Lending Libraries are springing up in every town. You can lend tools, gardening equipment, kitchen supplies, sports equipment and just about everything else. When you borrow single-use items, you save money and reduce your impact on the environment.
Your Trash could be Treasure
Decluttering means you get rid of all those things you don’t really need. Of course, you won’t throw it in the landfill, instead you can use sites like Craigslist and Kijiji to find buyers or have a yard sale. By keeping items from the landfill, you’re making money and saving the planet.
If you don’t want to sell your old items, consider donating them to charity. You do a good deed for the environment by keeping things out of the landfill and reusing valuable resources, you help the charity of your choice and you can get a tax rebate in some cases.

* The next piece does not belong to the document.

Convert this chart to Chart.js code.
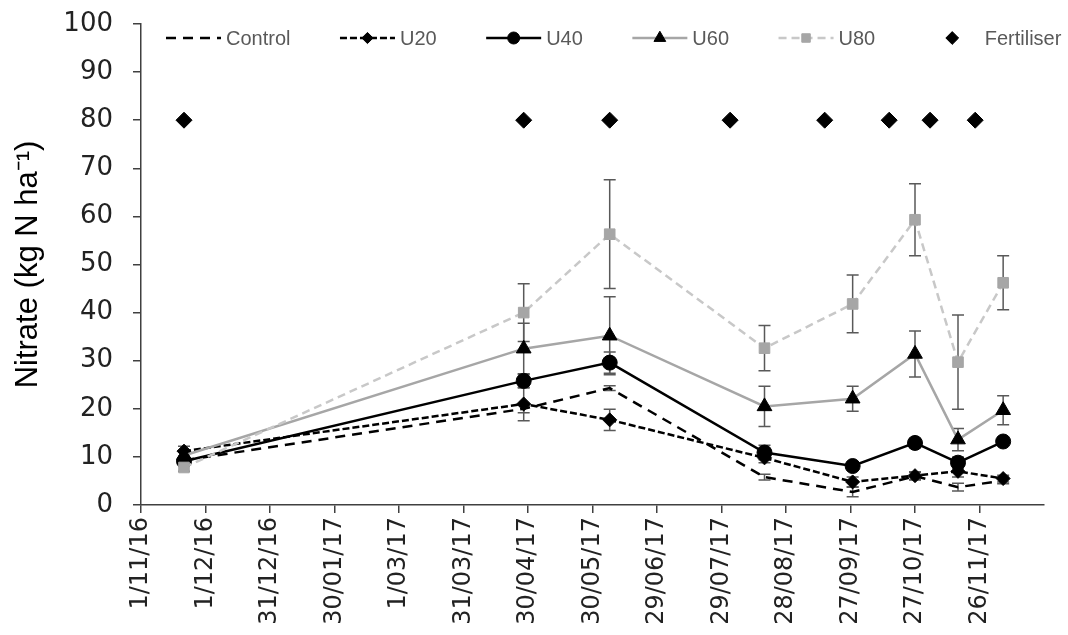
<!DOCTYPE html>
<html>
<head>
<meta charset="utf-8">
<title>Nitrate</title>
<script src="https://cdn.jsdelivr.net/npm/chart.js@4.4.1/dist/chart.umd.min.js"></script>
<style>
  html, body { margin: 0; padding: 0; background: #fff; }
  #wrap { width: 1068px; height: 635px; }
</style>
</head>
<body>
<div id="wrap"><canvas id="graficoNitrato"></canvas></div>
<script>
// sampling dates and fertiliser application dates
const datasAmostra = ['2016-11-21', '2017-04-28', '2017-06-07', '2017-08-18', '2017-09-28', '2017-10-27', '2017-11-16', '2017-12-07'];
const datasFertiliser = ['2016-11-21', '2017-04-28', '2017-06-07', '2017-08-02', '2017-09-15', '2017-10-15', '2017-11-03', '2017-11-24'];
const fertiliserY = [80, 80, 80, 80, 80, 80, 80, 80];

// x axis labels (every 30 days)
const tickLabels = ['1/11/16', '1/12/16', '31/12/16', '30/01/17', '1/03/17', '31/03/17', '30/04/17',
  '30/05/17', '29/06/17', '29/07/17', '28/08/17', '27/09/17', '27/10/17', '26/11/17'];
const yTicks = [0, 10, 20, 30, 40, 50, 60, 70, 80, 90, 100];

// nitrate, kg N/ha, with standard errors
const control = [9.3, 20, 24.3, 5.8, 2.7, 6.0, 3.7, 5.1];
const controlErr = [0.8, 0.8, 0.5, 0.6, 1.0, 0.8, 0.8, 0.7];
const u20 = [11.2, 21, 17.7, 9.8, 4.8, 6.1, 7.0, 5.5];
const u20Err = [1.0, 3.5, 2.2, 1.0, 1.0, 0.8, 1.2, 0.7];
const u40 = [9.1, 25.8, 29.6, 10.9, 8.1, 12.9, 8.8, 13.2];
const u40Err = [0.8, 1.5, 2.2, 1.5, 0.8, 1.0, 1.2, 0.8];
const u60 = [10.3, 32.5, 35.2, 20.5, 22.1, 31.4, 13.6, 19.7];
const u60Err = [1.0, 5.3, 8.1, 4.2, 2.6, 4.8, 2.3, 3.0];
const u80 = [7.8, 40, 56.3, 32.6, 41.8, 59.3, 29.7, 46.2];
const u80Err = [0.8, 6.0, 11.3, 4.7, 6.0, 7.5, 9.8, 5.6];

const inicio = Date.UTC(2016, 10, 1);
const DIA = 86400000;

function diasIso(iso) {
  const [a, m, d] = iso.split('-').map(Number);
  return (Date.UTC(a, m - 1, d) - inicio) / DIA;
}

function diasRotulo(rotulo) {
  const [d, m, a] = rotulo.split('/').map(Number);
  return (Date.UTC(2000 + a, m - 1, d) - inicio) / DIA;
}

function pontos(datas, valores) {
  return datas.map((d, i) => ({ x: diasIso(d), y: valores[i] }));
}

/**
 * Error bars: vertical line with small caps, drawn under the markers.
 */
const barrasErro = {
  id: 'barrasErro',
  beforeDatasetsDraw(chart) {
    const ctx = chart.ctx;
    const escalaY = chart.scales.y;
    chart.data.datasets.forEach((ds, i) => {
      if (!ds.erros) return;
      const meta = chart.getDatasetMeta(i);
      ctx.save();
      ctx.strokeStyle = '#595959';
      ctx.lineWidth = 1.5;
      meta.data.forEach((pt, j) => {
        const v = ds.data[j].y;
        const e = ds.erros[j];
        const topo = escalaY.getPixelForValue(v + e);
        const base = escalaY.getPixelForValue(v - e);
        ctx.beginPath();
        ctx.moveTo(pt.x, topo); ctx.lineTo(pt.x, base);
        ctx.moveTo(pt.x - 6, topo); ctx.lineTo(pt.x + 6, topo);
        ctx.moveTo(pt.x - 6, base); ctx.lineTo(pt.x + 6, base);
        ctx.stroke();
      });
      ctx.restore();
    });
  }
};

/**
 * Legend row inside the plot: line sample with its marker, then the name.
 */
const legendaLinhas = {
  id: 'legendaLinhas',
  afterDraw(chart) {
    const ctx = chart.ctx;
    const y = 38;
    const amostra = 55;
    let x = 166;
    ctx.save();
    ctx.font = '20px "Liberation Sans", Arial, sans-serif';
    ctx.textBaseline = 'middle';
    chart.data.datasets.forEach(ds => {
      if (ds.showLine !== false) {
        ctx.save();
        ctx.strokeStyle = ds.borderColor;
        ctx.lineWidth = ds.borderWidth;
        ctx.setLineDash(ds.borderDash || []);
        ctx.beginPath();
        ctx.moveTo(x, y);
        ctx.lineTo(x + amostra, y);
        ctx.stroke();
        ctx.restore();
      }
      if (ds.pointRadius > 0) {
        ctx.save();
        ctx.fillStyle = ds.pointBackgroundColor;
        ctx.strokeStyle = ds.pointBorderColor;
        ctx.lineWidth = 1;
        Chart.helpers.drawPoint(ctx, {
          pointStyle: ds.pointStyle,
          radius: ds.pointRadius * 0.8,
          rotation: 0,
          borderWidth: 1
        }, x + amostra / 2, y);
        ctx.restore();
      }
      ctx.fillStyle = '#595959';
      ctx.fillText(ds.label, x + amostra + 5, y + 1);
      x += amostra + 5 + ctx.measureText(ds.label).width + 49.5;
    });
    ctx.restore();
  }
};

document.addEventListener('DOMContentLoaded', function () {
  const ctx = document.getElementById('graficoNitrato');
  const ticksX = tickLabels.map(diasRotulo);

  const base = { showLine: true, borderWidth: 2.5, pointBorderWidth: 1, tension: 0 };

  new Chart(ctx, {
    type: 'line',
    data: {
      datasets: [
        {
          ...base, label: 'Control', data: pontos(datasAmostra, control), erros: controlErr,
          borderColor: '#000', borderDash: [10, 7], pointRadius: 0,
          pointBackgroundColor: '#000', pointBorderColor: '#000', order: 5
        },
        {
          ...base, label: 'U20', data: pontos(datasAmostra, u20), erros: u20Err,
          borderColor: '#000', borderDash: [7, 3], pointStyle: 'rectRot', pointRadius: 7,
          pointBackgroundColor: '#000', pointBorderColor: '#000', order: 4
        },
        {
          ...base, label: 'U40', data: pontos(datasAmostra, u40), erros: u40Err,
          borderColor: '#000', pointStyle: 'circle', pointRadius: 7.5,
          pointBackgroundColor: '#000', pointBorderColor: '#000', order: 3
        },
        {
          ...base, label: 'U60', data: pontos(datasAmostra, u60), erros: u60Err,
          borderColor: '#a6a6a6', pointStyle: 'triangle', pointRadius: 8.5,
          pointBackgroundColor: '#000', pointBorderColor: '#000', order: 2
        },
        {
          ...base, label: 'U80', data: pontos(datasAmostra, u80), erros: u80Err,
          borderColor: '#c8c8c8', borderDash: [8, 5], pointStyle: 'rect', pointRadius: 7.5,
          pointBackgroundColor: '#a6a6a6', pointBorderColor: '#a6a6a6', order: 1
        },
        {
          label: 'Fertiliser', data: pontos(datasFertiliser, fertiliserY), showLine: false,
          borderColor: '#000', borderWidth: 0, pointStyle: 'rectRot', pointRadius: 8,
          pointBackgroundColor: '#000', pointBorderColor: '#000', pointBorderWidth: 1, order: 0
        }
      ]
    },
    options: {
      responsive: true,
      maintainAspectRatio: false,
      animation: false,
      layout: { padding: { top: 24, right: 24, left: 0, bottom: 0 } },
      plugins: {
        legend: { display: false },
        tooltip: { enabled: false }
      },
      scales: {
        x: {
          type: 'linear',
          min: 0,
          max: 420,
          afterBuildTicks: scale => { scale.ticks = ticksX.map(v => ({ value: v })); },
          afterFit: scale => { scale.height = 130; },
          grid: { drawOnChartArea: false, drawTicks: true, tickLength: 8, color: '#404040', lineWidth: 1.5 },
          border: { color: '#404040', width: 1.5 },
          ticks: {
            autoSkip: false,
            maxRotation: 90,
            minRotation: 90,
            padding: 4,
            color: '#222',
            font: { family: '"DejaVu Sans", sans-serif', size: 24 },
            callback: (v) => tickLabels[ticksX.indexOf(v)]
          }
        },
        y: {
          min: 0,
          max: 100,
          afterBuildTicks: scale => { scale.ticks = yTicks.map(v => ({ value: v })); },
          afterFit: scale => { scale.width = 141; scale.paddingTop = 0; },
          grid: { drawOnChartArea: false, drawTicks: true, tickLength: 8, color: '#404040', lineWidth: 1.5 },
          border: { color: '#404040', width: 1.5 },
          ticks: {
            padding: 20,
            color: '#222',
            font: { family: '"DejaVu Sans", sans-serif', size: 26 }
          },
          title: {
            display: true,
            text: 'Nitrate (kg N ha⁻¹)',
            color: '#000',
            padding: { top: 10, bottom: 0 },
            font: { family: '"Liberation Sans", Arial, sans-serif', size: 31 }
          }
        }
      }
    },
    plugins: [barrasErro, legendaLinhas]
  });
});
</script>
</body>
</html>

When your home is decluttered, it’s easier to find things. According to the National Association of Professional Organizers, the average person spends a year of their life looking for missing items. When surveyed by Harris Interactive, 23% of participants said they had not paid a bill because they couldn’t find it. Late payments incur overdue feels and, in some cases, may affect your credit rating.
If you have items that can’t be reused, be sure to recycle them. Dispose of dangerous items and batteries in the Orange Drop bins, used paint, solvents, flammables, pesticides and fertilizers can be taken care of by the Regeneration Program and Recycle my Electronics will take care of your e-waste.